■ YOUR GOAL: Restate the whole listing word for word. Pictures are left out.

■ COLLECTED DATA:
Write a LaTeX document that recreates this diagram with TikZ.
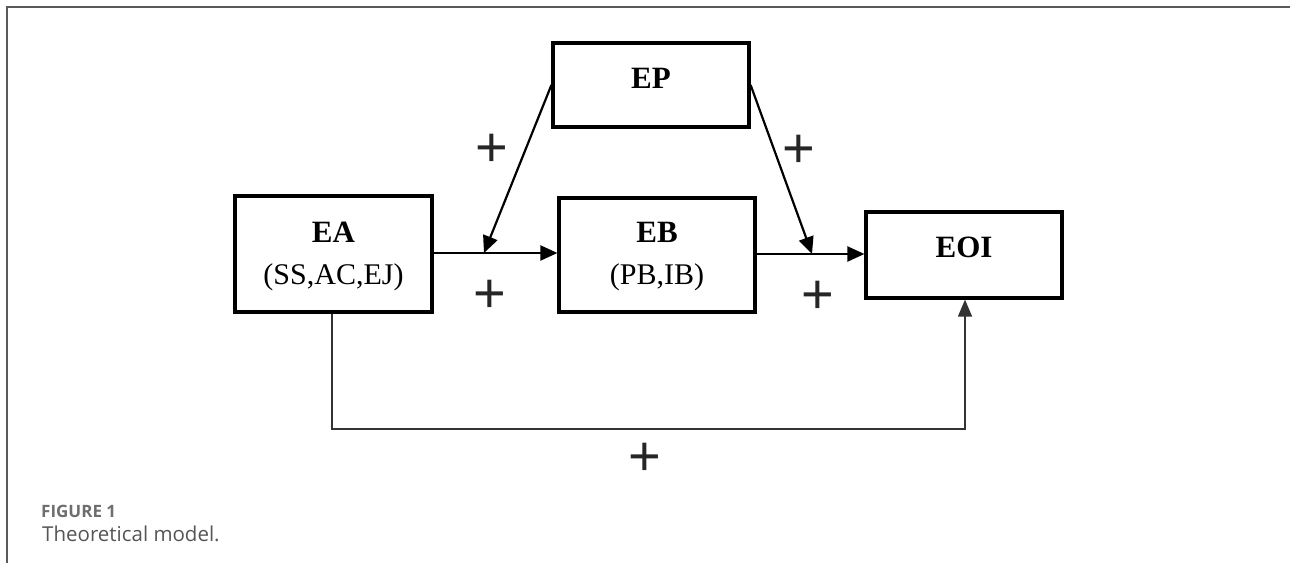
\documentclass[tikz,border=0pt]{standalone}
\usepackage{fontspec}
\setmainfont{Liberation Serif}
\newfontfamily\capfont{Open Sans}
\newfontfamily\plusfont{Liberation Sans}
\usetikzlibrary{arrows.meta}
\definecolor{framegray}{HTML}{5A5A5A}
\definecolor{capgray}{HTML}{6E6E6E}
\definecolor{captext}{HTML}{555555}
\tikzset{
  box/.style={draw=black, line width=3.2pt, inner sep=0pt, align=center},
  conn/.style={line width=2.2pt, -{Triangle[length=17pt,width=15pt]}},
  plusmark/.style={font=\plusfont\fontsize{56}{56}\selectfont, inner sep=0pt, text=black!85},
  title/.style={font=\bfseries\fontsize{31}{31}\selectfont},
  sub/.style={font=\fontsize{30}{30}\selectfont},
}
\begin{document}
\begin{tikzpicture}[x=1pt,y=-1pt]
\useasboundingbox (0,0) rectangle (1290,563);
% frame
\draw[framegray, line width=2pt] (7,563) -- (7,7) -- (1290,7);
% boxes
\node[box, minimum width=197pt, minimum height=116pt] (EA) at (333.5,254) {};
\node[title] (EAt) at (333.5,232) {EA};
\node[sub] (EAs) at (333.5,277) {(SS,AC,EJ)};
\node[box, minimum width=196pt, minimum height=114pt] (EB) at (657,255) {};
\node[title] (EBt) at (657,232) {EB};
\node[sub] (EBs) at (657,277) {(PB,IB)};
\node[box, minimum width=196pt, minimum height=84pt] (EP) at (651,85) {};
\node[title] (EPt) at (651,78) {EP};
\node[box, minimum width=196pt, minimum height=86pt] (EOI) at (964,255) {};
\node[title] (EOIt) at (964,247) {EOI};
% junction coordinates
\coordinate (j1) at (484,253);
\coordinate (j2) at (812,254);
\coordinate (b1) at (332,429);
\coordinate (b2) at (965,429);
% connectors
\draw[conn] (EA.east |- j1) -- (EB.west |- j1);
\draw[conn] (EB.east |- j2) -- (EOI.west |- j2);
\draw[conn] (EP.west) -- (j1);
\draw[conn] (EP.east) -- (j2);
\draw[line width=1.6pt, black!80, -{Triangle[length=17pt,width=14pt]}] (EA.south -| b1) -- (b1) -- (b2) -- (EOI.south -| b2);
% plus signs
\node[plusmark] (p1) at (492,150) {+};
\node[plusmark] (p2) at (799,151) {+};
\node[plusmark] (p3) at (490,296) {+};
\node[plusmark] (p4) at (818,297) {+};
\node[plusmark] (p5) at (645,459) {+};
% caption
\node[anchor=west, text=capgray, font=\capfont\bfseries\fontsize{17}{17}\selectfont, inner sep=0pt] (cap1) at (41,511) {FIGURE 1};
\node[anchor=west, text=captext, font=\capfont\fontsize{20.5}{20.5}\selectfont, inner sep=0pt] (cap2) at (42,534) {Theoretical model.};
\end{tikzpicture}
\end{document}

■ FULL OUTPUT:
Write a LaTeX document that recreates this diagram with TikZ.
\documentclass[tikz,border=0pt]{standalone}
\usepackage{fontspec}
\setmainfont{Liberation Serif}
\newfontfamily\capfont{Open Sans}
\newfontfamily\plusfont{Liberation Sans}
\usetikzlibrary{arrows.meta}
\definecolor{framegray}{HTML}{5A5A5A}
\definecolor{capgray}{HTML}{6E6E6E}
\definecolor{captext}{HTML}{555555}
\tikzset{
  box/.style={draw=black, line width=3.2pt, inner sep=0pt, align=center},
  conn/.style={line width=2.2pt, -{Triangle[length=17pt,width=15pt]}},
  plusmark/.style={font=\plusfont\fontsize{56}{56}\selectfont, inner sep=0pt, text=black!85},
  title/.style={font=\bfseries\fontsize{31}{31}\selectfont},
  sub/.style={font=\fontsize{30}{30}\selectfont},
}
\begin{document}
\begin{tikzpicture}[x=1pt,y=-1pt]
\useasboundingbox (0,0) rectangle (1290,563);
% frame
\draw[framegray, line width=2pt] (7,563) -- (7,7) -- (1290,7);
% boxes
\node[box, minimum width=197pt, minimum height=116pt] (EA) at (333.5,254) {};
\node[title] (EAt) at (333.5,232) {EA};
\node[sub] (EAs) at (333.5,277) {(SS,AC,EJ)};
\node[box, minimum width=196pt, minimum height=114pt] (EB) at (657,255) {};
\node[title] (EBt) at (657,232) {EB};
\node[sub] (EBs) at (657,277) {(PB,IB)};
\node[box, minimum width=196pt, minimum height=84pt] (EP) at (651,85) {};
\node[title] (EPt) at (651,78) {EP};
\node[box, minimum width=196pt, minimum height=86pt] (EOI) at (964,255) {};
\node[title] (EOIt) at (964,247) {EOI};
% junction coordinates
\coordinate (j1) at (484,253);
\coordinate (j2) at (812,254);
\coordinate (b1) at (332,429);
\coordinate (b2) at (965,429);
% connectors
\draw[conn] (EA.east |- j1) -- (EB.west |- j1);
\draw[conn] (EB.east |- j2) -- (EOI.west |- j2);
\draw[conn] (EP.west) -- (j1);
\draw[conn] (EP.east) -- (j2);
\draw[line width=1.6pt, black!80, -{Triangle[length=17pt,width=14pt]}] (EA.south -| b1) -- (b1) -- (b2) -- (EOI.south -| b2);
% plus signs
\node[plusmark] (p1) at (492,150) {+};
\node[plusmark] (p2) at (799,151) {+};
\node[plusmark] (p3) at (490,296) {+};
\node[plusmark] (p4) at (818,297) {+};
\node[plusmark] (p5) at (645,459) {+};
% caption
\node[anchor=west, text=capgray, font=\capfont\bfseries\fontsize{17}{17}\selectfont, inner sep=0pt] (cap1) at (41,511) {FIGURE 1};
\node[anchor=west, text=captext, font=\capfont\fontsize{20.5}{20.5}\selectfont, inner sep=0pt] (cap2) at (42,534) {Theoretical model.};
\end{tikzpicture}
\end{document}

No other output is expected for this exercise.